• [EXERCISE DIRECTIONS] Retype the whole listing verbatim and keep the pictures out of it.

• [DATA EXTRACT]
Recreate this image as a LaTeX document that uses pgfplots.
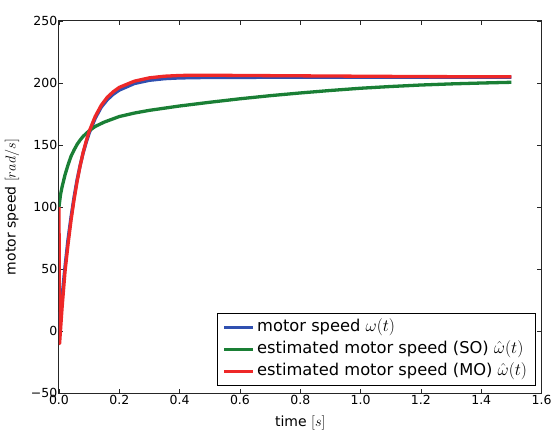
\documentclass[border=0pt]{standalone}
\usepackage{fontspec}
\setmainfont{DejaVu Sans}
\usepackage{pgfplots}
\pgfplotsset{compat=1.18}

\definecolor{mblue}{HTML}{3050B0}
\definecolor{mgreen}{HTML}{1A7F35}
\definecolor{mred}{HTML}{EE2828}

\begin{document}
\begin{tikzpicture}
\begin{axis}[
    name=ax,
    scale only axis,
    width=482.7bp, height=372.3bp,
    xmin=0, xmax=1.6, ymin=-50, ymax=250,
    xtick={0,0.2,...,1.6},
    xticklabels={0.0,0.2,0.4,0.6,0.8,1.0,1.2,1.4,1.6},
    ytick={-50,0,50,100,150,200,250},
    yticklabels={−50,0,50,100,150,200,250},
    tick align=inside,
    major tick length=4.5bp,
    axis line style={line width=1bp, black!85},
    tick style={line width=0.8bp, black!85},
    ticklabel style={font=\fontsize{12.5bp}{14bp}\selectfont, inner sep=1.5bp},
    xlabel={time $[s]$},
    ylabel={motor speed $[rad/s]$},
    label style={font=\fontsize{14bp}{16bp}\selectfont},
    xlabel style={at={(axis description cs:0.5,0)}, anchor=north, yshift=-19bp},
    ylabel style={at={(axis description cs:-0.075,0.5)}, anchor=south},
    legend cell align=left,
    legend style={at={(0.9876,0.0196)}, anchor=south east, draw=black,
        line width=1bp, font=\fontsize{16.3bp}{18bp}\selectfont,
        inner xsep=5bp, inner ysep=3bp, row sep=0.5bp,
        nodes={inner sep=3bp, text height=12bp, text depth=3.5bp}},
    legend image code/.code={\draw[#1, line width=3.3bp] (0bp,0bp) -- (27bp,0bp);
        \path (0bp,0bp) -- (28.5bp,0bp);},
    every axis plot/.append style={line width=3.3bp, line join=round},
]
\addplot[mblue] coordinates {
(0,0) (0.005,14) (0.01,27) (0.02,52) (0.03,74) (0.04,92) (0.05,108) (0.06,122)
(0.07,133.5) (0.08,143.5) (0.09,152) (0.10,159.5) (0.12,171.5) (0.14,180.5)
(0.16,186.5) (0.18,191) (0.20,194.3) (0.25,199.6) (0.30,202.2) (0.35,203.5)
(0.40,204.1) (0.5,204.5) (0.7,204.6) (1.0,204.6) (1.5,204.6)};
\addplot[mgreen] coordinates {
(0,100) (0.005,110) (0.01,116) (0.02,126) (0.03,134) (0.04,141) (0.05,146)
(0.06,150.5) (0.07,154) (0.08,157) (0.10,161.5) (0.12,165) (0.15,168.5)
(0.2,173) (0.25,175.8) (0.3,178) (0.4,181.5) (0.5,184.5) (0.6,187.3)
(0.7,189.8) (0.8,192) (0.9,194) (1.0,195.8) (1.1,197.2) (1.2,198.4)
(1.3,199.3) (1.4,200) (1.5,200.6)};
\addplot[mred] coordinates {
(0,100) (0.002,-10) (0.01,18) (0.02,48) (0.03,70) (0.04,89.5) (0.05,106)
(0.06,120.5) (0.07,133) (0.08,144) (0.09,153) (0.10,161) (0.12,173)
(0.14,182) (0.16,188.5) (0.18,193) (0.20,196.5) (0.25,201.5) (0.30,204.2)
(0.35,205.5) (0.40,206.1) (0.45,206.3) (0.5,206.3) (0.6,206.1) (0.8,205.8)
(1.0,205.5) (1.2,205.2) (1.5,205)};
\legend{motor speed $\omega(t)$,
        estimated motor speed (SO) $\hat{\omega}(t)$,
        estimated motor speed (MO) $\hat{\omega}(t)$}
\end{axis}
% page margins of the reference around the axis box
\path ([xshift=-59bp, yshift=21bp]ax.north west)
    rectangle ([xshift=11.3bp, yshift=-34bp]ax.south east);
\end{tikzpicture}
\end{document}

• [EXERCISE SOLUTION]
Recreate this image as a LaTeX document that uses pgfplots.
\documentclass[border=0pt]{standalone}
\usepackage{fontspec}
\setmainfont{DejaVu Sans}
\usepackage{pgfplots}
\pgfplotsset{compat=1.18}

\definecolor{mblue}{HTML}{3050B0}
\definecolor{mgreen}{HTML}{1A7F35}
\definecolor{mred}{HTML}{EE2828}

\begin{document}
\begin{tikzpicture}
\begin{axis}[
    name=ax,
    scale only axis,
    width=482.7bp, height=372.3bp,
    xmin=0, xmax=1.6, ymin=-50, ymax=250,
    xtick={0,0.2,...,1.6},
    xticklabels={0.0,0.2,0.4,0.6,0.8,1.0,1.2,1.4,1.6},
    ytick={-50,0,50,100,150,200,250},
    yticklabels={−50,0,50,100,150,200,250},
    tick align=inside,
    major tick length=4.5bp,
    axis line style={line width=1bp, black!85},
    tick style={line width=0.8bp, black!85},
    ticklabel style={font=\fontsize{12.5bp}{14bp}\selectfont, inner sep=1.5bp},
    xlabel={time $[s]$},
    ylabel={motor speed $[rad/s]$},
    label style={font=\fontsize{14bp}{16bp}\selectfont},
    xlabel style={at={(axis description cs:0.5,0)}, anchor=north, yshift=-19bp},
    ylabel style={at={(axis description cs:-0.075,0.5)}, anchor=south},
    legend cell align=left,
    legend style={at={(0.9876,0.0196)}, anchor=south east, draw=black,
        line width=1bp, font=\fontsize{16.3bp}{18bp}\selectfont,
        inner xsep=5bp, inner ysep=3bp, row sep=0.5bp,
        nodes={inner sep=3bp, text height=12bp, text depth=3.5bp}},
    legend image code/.code={\draw[#1, line width=3.3bp] (0bp,0bp) -- (27bp,0bp);
        \path (0bp,0bp) -- (28.5bp,0bp);},
    every axis plot/.append style={line width=3.3bp, line join=round},
]
\addplot[mblue] coordinates {
(0,0) (0.005,14) (0.01,27) (0.02,52) (0.03,74) (0.04,92) (0.05,108) (0.06,122)
(0.07,133.5) (0.08,143.5) (0.09,152) (0.10,159.5) (0.12,171.5) (0.14,180.5)
(0.16,186.5) (0.18,191) (0.20,194.3) (0.25,199.6) (0.30,202.2) (0.35,203.5)
(0.40,204.1) (0.5,204.5) (0.7,204.6) (1.0,204.6) (1.5,204.6)};
\addplot[mgreen] coordinates {
(0,100) (0.005,110) (0.01,116) (0.02,126) (0.03,134) (0.04,141) (0.05,146)
(0.06,150.5) (0.07,154) (0.08,157) (0.10,161.5) (0.12,165) (0.15,168.5)
(0.2,173) (0.25,175.8) (0.3,178) (0.4,181.5) (0.5,184.5) (0.6,187.3)
(0.7,189.8) (0.8,192) (0.9,194) (1.0,195.8) (1.1,197.2) (1.2,198.4)
(1.3,199.3) (1.4,200) (1.5,200.6)};
\addplot[mred] coordinates {
(0,100) (0.002,-10) (0.01,18) (0.02,48) (0.03,70) (0.04,89.5) (0.05,106)
(0.06,120.5) (0.07,133) (0.08,144) (0.09,153) (0.10,161) (0.12,173)
(0.14,182) (0.16,188.5) (0.18,193) (0.20,196.5) (0.25,201.5) (0.30,204.2)
(0.35,205.5) (0.40,206.1) (0.45,206.3) (0.5,206.3) (0.6,206.1) (0.8,205.8)
(1.0,205.5) (1.2,205.2) (1.5,205)};
\legend{motor speed $\omega(t)$,
        estimated motor speed (SO) $\hat{\omega}(t)$,
        estimated motor speed (MO) $\hat{\omega}(t)$}
\end{axis}
% page margins of the reference around the axis box
\path ([xshift=-59bp, yshift=21bp]ax.north west)
    rectangle ([xshift=11.3bp, yshift=-34bp]ax.south east);
\end{tikzpicture}
\end{document}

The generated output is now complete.